Collected material:

⟨

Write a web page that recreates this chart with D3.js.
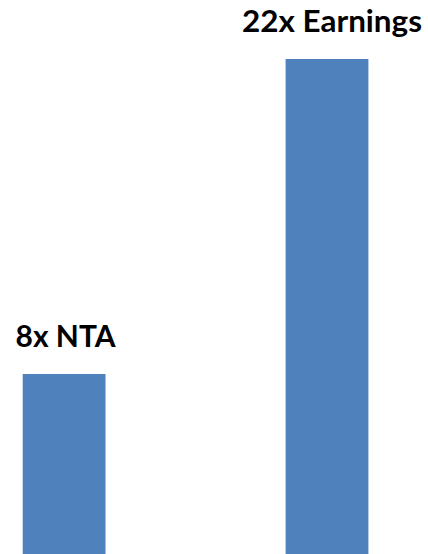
<!DOCTYPE html>
<html><head><meta charset="utf-8">
<script src="https://cdn.jsdelivr.net/npm/d3@7"></script>
<style>html,body{margin:0;padding:0;background:#fff;}svg{display:block;}</style>
</head><body>
<svg id="chart" width="428" height="554"></svg>
<script>
const categories = ["NTA", "Earnings"];
const values = [8, 22];
const labels = ["8x NTA", "22x Earnings"];

// layout
const W = 428, H = 554;
const labelWidths = [100, 180];
const labelDx = [1.5, 5];

const svg = d3.select("#chart");
const x = d3.scaleBand().domain(categories).range([22.7, 368.4]).paddingInner(0.685).paddingOuter(0);
const y = d3.scaleLinear().domain([0, 22]).range([H, 59]);

svg.selectAll("rect.bar").data(categories).join("rect")
  .attr("class", "bar")
  .attr("x", d => x(d))
  .attr("y", (d, i) => y(values[i]))
  .attr("width", x.bandwidth())
  .attr("height", (d, i) => H - y(values[i]))
  .attr("fill", "#4F81BD");

const t = svg.selectAll("text.lbl").data(categories).join("text")
  .attr("class", "lbl")
  .attr("x", (d, i) => x(d) + x.bandwidth() / 2 + labelDx[i])
  .attr("y", (d, i) => y(values[i]) - 27)
  .attr("text-anchor", "middle")
  .attr("font-family", "Lato, 'Open Sans', sans-serif")
  .attr("font-weight", "bold")
  .attr("font-size", 31)
  .attr("fill", "#000")
  .text((d, i) => labels[i]);

t.each(function(d, i) {
  const w = this.getComputedTextLength();
  if (Math.abs(w - labelWidths[i]) > 2) {
    d3.select(this).attr("textLength", labelWidths[i]).attr("lengthAdjust", "spacingAndGlyphs");
  }
});
</script>
</body></html>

⟩

The task: Copy nothing but the lines from the top of the data down to the line containing "const y = d3.scaleLinear().domain([0, 22]).range([H, 59]);", and leave the pictures out.

In response:
Write a web page that recreates this chart with D3.js.
<!DOCTYPE html>
<html><head><meta charset="utf-8">
<script src="https://cdn.jsdelivr.net/npm/d3@7"></script>
<style>html,body{margin:0;padding:0;background:#fff;}svg{display:block;}</style>
</head><body>
<svg id="chart" width="428" height="554"></svg>
<script>
const categories = ["NTA", "Earnings"];
const values = [8, 22];
const labels = ["8x NTA", "22x Earnings"];

// layout
const W = 428, H = 554;
const labelWidths = [100, 180];
const labelDx = [1.5, 5];

const svg = d3.select("#chart");
const x = d3.scaleBand().domain(categories).range([22.7, 368.4]).paddingInner(0.685).paddingOuter(0);
const y = d3.scaleLinear().domain([0, 22]).range([H, 59]);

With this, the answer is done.